### GOAL
Work through the data line by line, gathering every line that has the word "chart".

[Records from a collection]
— Start —

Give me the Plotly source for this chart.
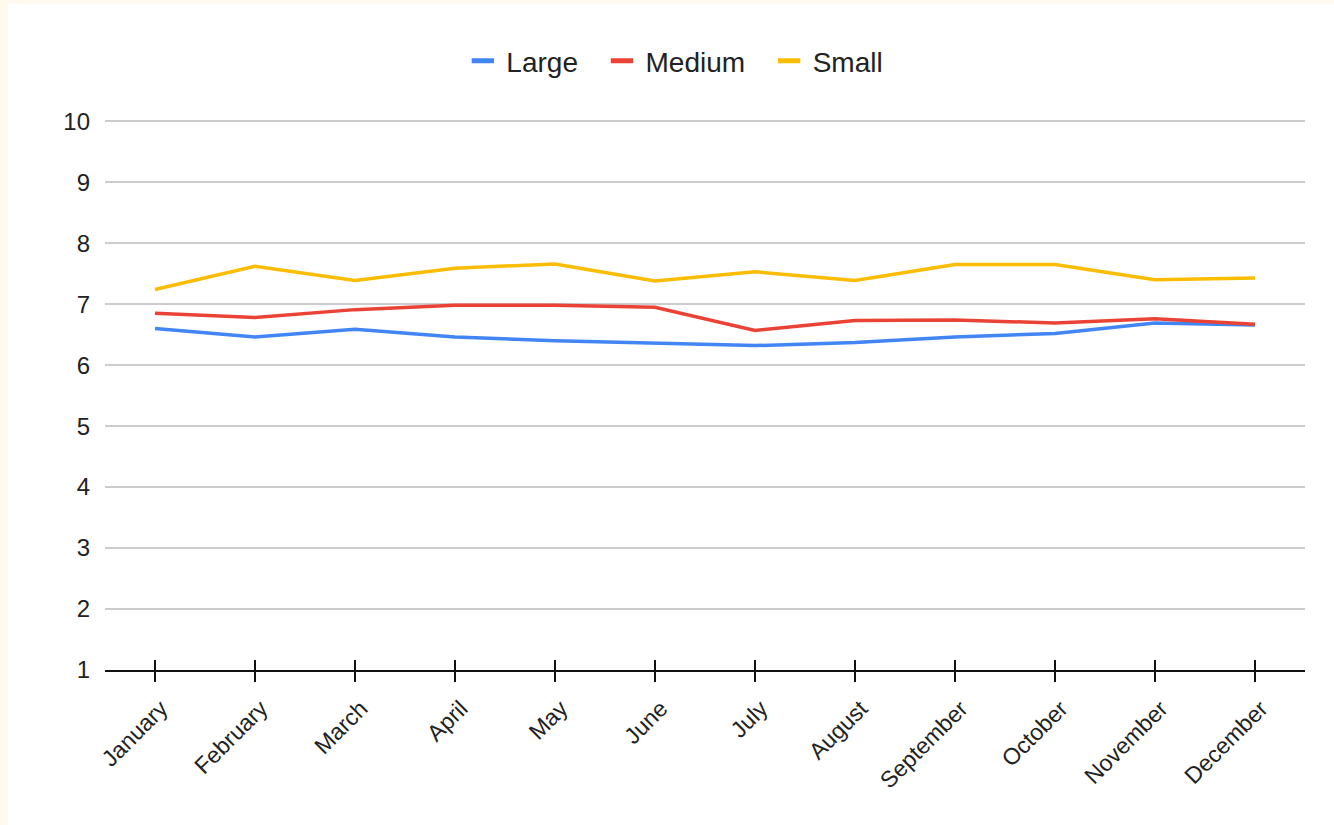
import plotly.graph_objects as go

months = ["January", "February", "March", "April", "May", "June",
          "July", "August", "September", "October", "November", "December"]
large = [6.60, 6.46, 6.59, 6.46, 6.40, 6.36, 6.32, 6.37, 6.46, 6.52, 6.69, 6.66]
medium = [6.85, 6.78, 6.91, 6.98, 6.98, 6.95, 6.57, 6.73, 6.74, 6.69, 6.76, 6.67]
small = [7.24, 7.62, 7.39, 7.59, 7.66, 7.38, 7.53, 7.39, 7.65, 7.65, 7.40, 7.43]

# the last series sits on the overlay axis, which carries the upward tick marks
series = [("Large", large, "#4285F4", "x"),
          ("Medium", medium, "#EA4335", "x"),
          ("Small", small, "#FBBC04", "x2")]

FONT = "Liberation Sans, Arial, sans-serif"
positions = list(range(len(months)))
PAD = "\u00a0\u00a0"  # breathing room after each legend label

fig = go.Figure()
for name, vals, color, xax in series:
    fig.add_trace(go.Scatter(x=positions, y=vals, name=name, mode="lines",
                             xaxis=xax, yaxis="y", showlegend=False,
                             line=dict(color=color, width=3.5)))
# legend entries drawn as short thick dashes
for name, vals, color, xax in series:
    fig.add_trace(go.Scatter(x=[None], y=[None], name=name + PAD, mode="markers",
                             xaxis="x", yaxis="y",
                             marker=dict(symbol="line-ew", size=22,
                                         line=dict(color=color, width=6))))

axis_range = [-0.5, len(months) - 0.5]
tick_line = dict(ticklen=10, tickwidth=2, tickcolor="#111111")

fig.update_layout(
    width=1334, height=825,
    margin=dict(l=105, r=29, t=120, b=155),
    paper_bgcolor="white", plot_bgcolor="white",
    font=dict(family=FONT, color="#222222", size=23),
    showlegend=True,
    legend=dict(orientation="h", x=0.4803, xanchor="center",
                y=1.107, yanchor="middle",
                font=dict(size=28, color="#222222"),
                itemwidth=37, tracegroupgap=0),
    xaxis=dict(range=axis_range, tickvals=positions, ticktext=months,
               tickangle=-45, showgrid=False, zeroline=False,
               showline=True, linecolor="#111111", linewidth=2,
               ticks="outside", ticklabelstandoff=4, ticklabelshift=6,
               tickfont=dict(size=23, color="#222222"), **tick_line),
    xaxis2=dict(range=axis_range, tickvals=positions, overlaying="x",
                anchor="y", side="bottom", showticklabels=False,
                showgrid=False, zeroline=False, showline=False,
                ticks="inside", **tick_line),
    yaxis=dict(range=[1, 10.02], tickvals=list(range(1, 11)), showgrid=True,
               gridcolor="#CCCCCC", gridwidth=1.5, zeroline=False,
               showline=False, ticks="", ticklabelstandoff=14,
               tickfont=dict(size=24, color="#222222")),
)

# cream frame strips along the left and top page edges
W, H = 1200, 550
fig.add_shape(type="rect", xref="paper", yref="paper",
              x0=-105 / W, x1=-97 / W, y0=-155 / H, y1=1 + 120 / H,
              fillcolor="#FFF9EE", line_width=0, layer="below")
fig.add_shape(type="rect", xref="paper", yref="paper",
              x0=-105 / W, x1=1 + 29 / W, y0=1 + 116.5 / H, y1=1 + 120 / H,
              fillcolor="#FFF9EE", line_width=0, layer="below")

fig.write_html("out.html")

— End —
— Start —

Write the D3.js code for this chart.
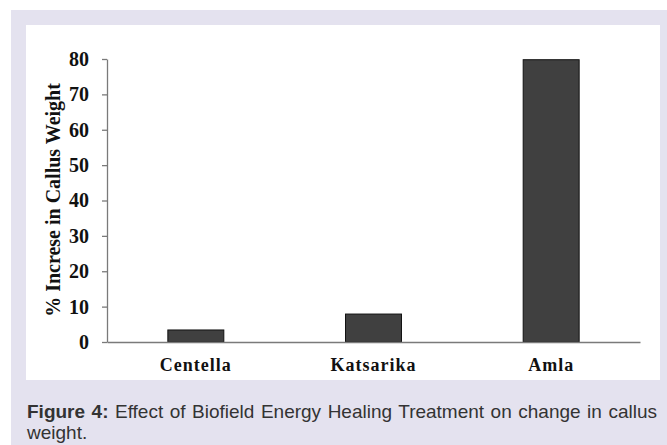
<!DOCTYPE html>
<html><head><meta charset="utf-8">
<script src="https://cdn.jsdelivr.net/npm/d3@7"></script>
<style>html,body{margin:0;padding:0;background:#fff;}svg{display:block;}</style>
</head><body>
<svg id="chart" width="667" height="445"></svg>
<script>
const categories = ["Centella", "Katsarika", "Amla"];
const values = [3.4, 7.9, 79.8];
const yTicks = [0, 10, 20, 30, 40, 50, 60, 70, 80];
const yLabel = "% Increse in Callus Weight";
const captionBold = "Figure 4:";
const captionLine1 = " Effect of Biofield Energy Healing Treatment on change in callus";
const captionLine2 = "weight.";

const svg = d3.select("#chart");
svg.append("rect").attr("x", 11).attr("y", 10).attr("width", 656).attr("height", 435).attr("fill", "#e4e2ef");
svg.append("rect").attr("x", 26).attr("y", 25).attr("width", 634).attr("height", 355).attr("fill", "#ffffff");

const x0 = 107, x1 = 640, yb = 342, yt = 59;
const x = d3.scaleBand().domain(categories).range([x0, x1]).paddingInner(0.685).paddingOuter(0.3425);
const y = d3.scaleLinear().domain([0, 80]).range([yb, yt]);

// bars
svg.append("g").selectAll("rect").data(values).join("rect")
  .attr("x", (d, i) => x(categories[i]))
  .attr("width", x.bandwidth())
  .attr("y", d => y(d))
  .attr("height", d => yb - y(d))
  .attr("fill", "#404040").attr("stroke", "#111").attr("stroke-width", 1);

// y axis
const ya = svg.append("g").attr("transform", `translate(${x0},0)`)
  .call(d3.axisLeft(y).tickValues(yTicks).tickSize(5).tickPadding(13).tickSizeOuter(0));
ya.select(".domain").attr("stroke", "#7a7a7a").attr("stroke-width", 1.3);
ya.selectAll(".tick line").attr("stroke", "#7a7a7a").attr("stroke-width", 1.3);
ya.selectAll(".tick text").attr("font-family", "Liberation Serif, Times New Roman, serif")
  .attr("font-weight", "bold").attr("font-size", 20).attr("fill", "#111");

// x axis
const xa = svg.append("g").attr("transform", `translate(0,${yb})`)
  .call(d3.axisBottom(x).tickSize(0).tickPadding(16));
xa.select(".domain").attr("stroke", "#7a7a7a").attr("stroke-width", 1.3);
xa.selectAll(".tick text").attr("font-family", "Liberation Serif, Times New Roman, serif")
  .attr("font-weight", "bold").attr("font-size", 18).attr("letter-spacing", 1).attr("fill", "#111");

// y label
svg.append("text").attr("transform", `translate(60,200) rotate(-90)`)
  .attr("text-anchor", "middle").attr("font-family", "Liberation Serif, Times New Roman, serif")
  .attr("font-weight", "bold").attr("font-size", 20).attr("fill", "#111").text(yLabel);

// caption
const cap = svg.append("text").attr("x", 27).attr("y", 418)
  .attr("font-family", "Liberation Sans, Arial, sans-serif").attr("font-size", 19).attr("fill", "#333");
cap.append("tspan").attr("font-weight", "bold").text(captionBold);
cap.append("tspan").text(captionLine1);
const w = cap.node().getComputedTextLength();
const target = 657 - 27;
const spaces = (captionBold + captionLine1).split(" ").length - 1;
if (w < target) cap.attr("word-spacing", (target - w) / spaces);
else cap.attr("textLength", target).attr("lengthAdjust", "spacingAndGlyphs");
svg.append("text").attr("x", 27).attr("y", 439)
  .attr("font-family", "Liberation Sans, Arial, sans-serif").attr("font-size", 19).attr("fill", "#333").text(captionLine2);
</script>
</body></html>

— End —

### ANSWER IN FULL
Give me the Plotly source for this chart.
Write the D3.js code for this chart.
<svg id="chart" width="667" height="445"></svg>
const svg = d3.select("#chart");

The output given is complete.